29.07.2016Fachbeitrag

Sondernewsletter Brexit 29. Juli 2016

Beratungsthemen im Zusammenhang mit einem drohenden Brexit: Rechtswahlklauseln in bestehenden Rechtsbeziehungen und das auf außervertragliche Schuldverhältnisse anwendbare Recht

Die sog. ROM I-Verordnung schafft die Möglichkeit, dass Vertragsparteien aus unterschiedlichen Staaten das auf ihren Vertrag anwendbare Recht selbst festlegen können und bestimmt das anwendbare Recht für den Fall, dass die Parteien keine Rechtswahl getroffen haben. Über die sog. ROM II-Verordnung lässt sich das anwendbare Recht für sog. außervertragliche Schuldverhältnisse, also zum Beispiel für Fälle internationaler Produkthaftung oder für Verkehrsunfälle mit Beteiligten aus verschiedenen Staaten, ermitteln.
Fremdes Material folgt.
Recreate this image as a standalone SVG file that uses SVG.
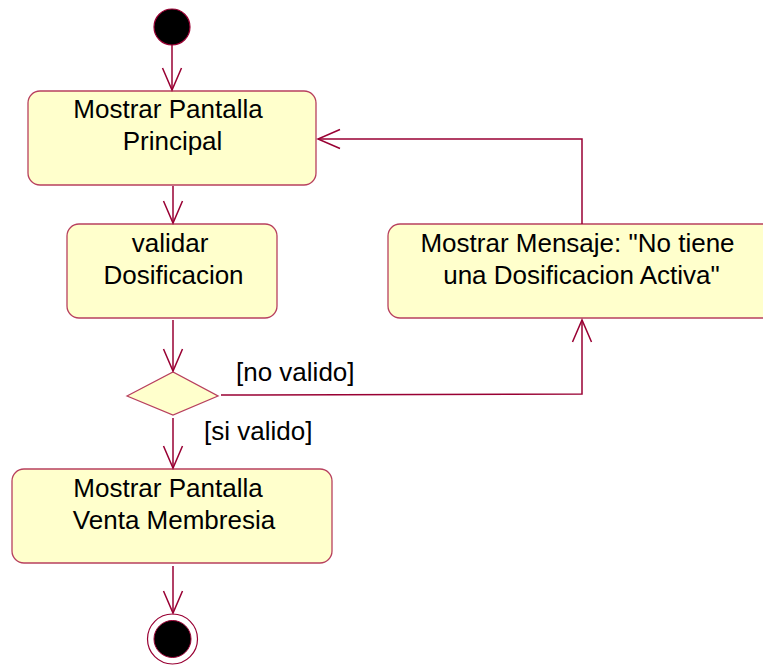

In Deutschland und anderen Mitgliedstaaten der EU werden diese Verordnungen auch nach einem möglichen Brexit weiterhin anwendbar sein.

  • Nach einem Brexit hätten die ROM I- und ROM II-Verordnungen aus britischer Sicht dagegen keine Geltung und müssten im UK durch nationale Regelungen ersetzt werden, da die ROM-Iund die ROM II-Verordnungen nur geltendes Recht in den Mitgliedstaaten der EU sind. Mit Blick auf die ROM I-Verordnung ist aber davon auszugehen, dass vergleichbare nationale Regelungen in Kraft gesetzt würden, da das UK vor Inkrafttreten der genannten Verordnung bereits Vertragsstaat eines völkerrechtlichen Übereinkommens war, das ähnliche Bestimmungen enthielt. Denkbar wäre sogar, dass das UK die Vorschriften der ROM I-Verordnung in einem nationalen Gesetz übernimmt.

  • Etwas anderes gilt für die ROM II-Verordnung. Diese setzte für eine Reihe von Rechtsinstituten erstmals vereinheitliche Regelungen in Kraft und ging dabei über eine Reihe von Besonderheiten nationaler Rechtsordnungen hinweg. Es ist daher nicht anzunehmen, dass der nationale britische Gesetzgeber in allen Punkten mit der ROM II-Verordnung vergleichbare Bestimmungen in Kraft setzen würde.

  • Bei der Wahl der Anwendbarkeit des englischen Rechts auf einen Vertrag ist der Zeitpunkt maßgeblich, in dem ein möglicher Rechtsstreit zur Entscheidung durch ein Gericht ansteht, so dass die bis dahin eintretenden Änderungen (hier: ausgelöst durch Brexit) zu beachten sind. Nach einem Brexit zählten somit EU-Verordnungen, die innerhalb der EU unmittelbar anwendbares Recht sind, nicht mehr zum englischen Recht. Nationale Regelungen, die in Umsetzung von EU-Richtlinien erlassen wurden, gelten dagegen bis zu ihrer Aufhebung oder Ersetzung durch abweichende Vorschriften weiter.

  • Aufgrund der bestehenden Unsicherheiten in Bezug auf künftige Veränderungen der Regelungen des englischen Rechts dürfte die Attraktivität der englischen Rechtsordnung im internationalen Handelsverkehr vorübergehend zumindest nicht zunehmen. In vielen Rechtsbereichen wird – zumindest vorübergehend – wohl seltener englisches Recht gewählt werden.
  • Änderungen der rechtlichen Rahmenbedingungen eines bestehenden Vertrags können dazu führen, dass die Durchführung dieses Vertragsverhältnisses unwirtschaftlich wird. Ob darin eine Art Wegfall der Geschäftsgrundlage gesehen werden kann, die etwa nach deutschem Recht (vgl. § 313 BGB) einen Rücktrittsgrund vom Vertrag darstellen könnte, ist im Einzelfall zu prüfen.